There’s a balance, no matter how dense your story is. If you really want to include all those extra details, slap some appendices at the end. Commission some maps.
6. The gatekeeping for fantasy and sci-fi is still very real
Pen names and pseudonyms exist for a reason. A female author writing fantasy that isn’t just a backdrop for romance? You have a harder battle ahead of you than your male counterparts, at least in the US. And even then, your female protagonist will be scrutinized and torn apart.
She’ll either be too girly or not girly enough, too sexy, or not sexy enough. She’ll be called a Mary Sue, a radical feminist mouthpiece, some woke propaganda. Every action she takes will be criticized as unrealistic and if she has fans who are girls, they will be mocked, too.

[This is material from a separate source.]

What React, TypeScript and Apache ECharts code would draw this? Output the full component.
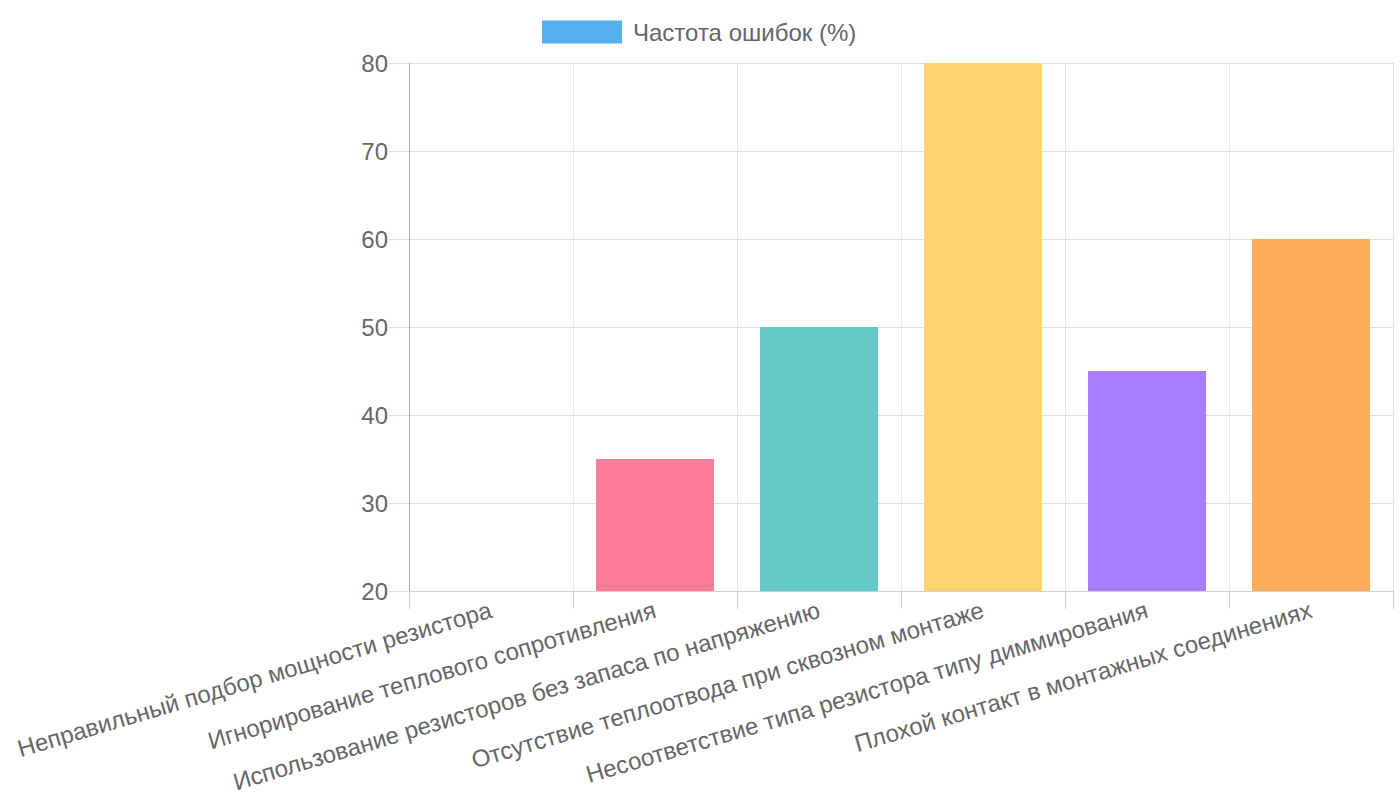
import React, { useEffect, useRef } from "react";
import * as echarts from "echarts";

const categories = [
  "Неправильный подбор мощности резистора",
  "Игнорирование теплового сопротивления",
  "Использование резисторов без запаса по напряжению",
  "Отсутствие теплоотвода при сквозном монтаже",
  "Несоответствие типа резистора типу диммирования",
  "Плохой контакт в монтажных соединениях",
];
const values = [20, 35, 50, 80, 45, 60];
const barColors = ["#54B0EE", "#FF7B96", "#66C9C9", "#FFD56F", "#A87DFF", "#FFAD5C"];
const seriesName = "Частота ошибок (%)";
const yMin = 20;
const yMax = 80;
const yStep = 10;

export default function App() {
  const ref = useRef<HTMLDivElement>(null);
  useEffect(() => {
    if (!ref.current) return;
    const chart = echarts.init(ref.current, null, { renderer: "svg" });
    const font = "'Liberation Sans', Arial, Helvetica, sans-serif";
    chart.setOption({
      animation: false,
      textStyle: { fontFamily: font },
      legend: {
        top: 20,
        left: 542,
        padding: 0,
        itemWidth: 80,
        itemHeight: 23,
        itemGap: 10,
        icon: "rect",
        textStyle: { fontSize: 24, color: "#666", fontFamily: font, padding: [0, 0, 0, 6] },
        data: [seriesName],
      },
      grid: {
        left: 409,
        right: 7,
        top: 63,
        bottom: 209,
        containLabel: false,
        outerBoundsMode: "none",
      },
      xAxis: {
        type: "category",
        data: categories,
        axisLine: { show: true, lineStyle: { color: "#d0d0d0", width: 1 } },
        axisTick: { show: true, length: 18, lineStyle: { color: "#d0d0d0" } },
        splitLine: { show: true, lineStyle: { color: "#e5e5e5", width: 1 } },
        axisLabel: {
          rotate: 16.5,
          margin: 18,
          fontSize: 24,
          color: "#666",
          fontFamily: font,
          interval: 0,
        },
      },
      yAxis: {
        type: "value",
        min: yMin,
        max: yMax,
        interval: yStep,
        axisLine: { show: true, lineStyle: { color: "#aaa", width: 1 } },
        axisTick: { show: true, length: 20, lineStyle: { color: "#e0e0e0" } },
        splitLine: { show: true, lineStyle: { color: "#e0e0e0", width: 1 } },
        axisLabel: { fontSize: 24, color: "#666", margin: 21, fontFamily: font },
      },
      series: [
        {
          name: seriesName,
          type: "bar",
          barWidth: "72%",
          itemStyle: { color: barColors[0] },
          data: values.map((v, i) => ({ value: v, itemStyle: { color: barColors[i] } })),
        },
      ],
    });
    return () => chart.dispose();
  }, []);
  return (
    <div
      ref={ref}
      style={{ position: "fixed", left: 0, top: 0, width: 1400, height: 800, background: "#fff" }}
    />
  );
}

If you have queer characters, characters of color, they won’t be good enough, they won’t please everyone, and someone will still call you a bigot. A lot of someones will still call you a bigot.
Do your due diligence and hire your army of sensitivity readers and listen to them, but you cannot please everyone, so might as well write to please yourself. You’re the one who will have to read it a thousand times until it’s published.
7. Your “original” idea has been done before, and that’s okay
Stories have been told since before language evolved. The sum of the parts of your novel may be original, but even then, it’s colored by the media you’ve consumed. And that’s okay!
How many Cinderella stories are there? How many high fantasies? How many books about werewolves and witches and vampires? Gods and goddesses and celestial beings? Fairies and dragons and trolls? Aliens, robots, alien robots? Romeo and Juliette? Superheroes and mutants?
Zombies may be the avenue through which you tell your story, but it’s not *just* about zombies, is it? It’s about the characters who battle them, the endurance of the human spirit, or the end of an era, the death of a nation. So don’t get discouraged, everyone before you and everyone after will have written someone on the backs of what came before and it still feels new.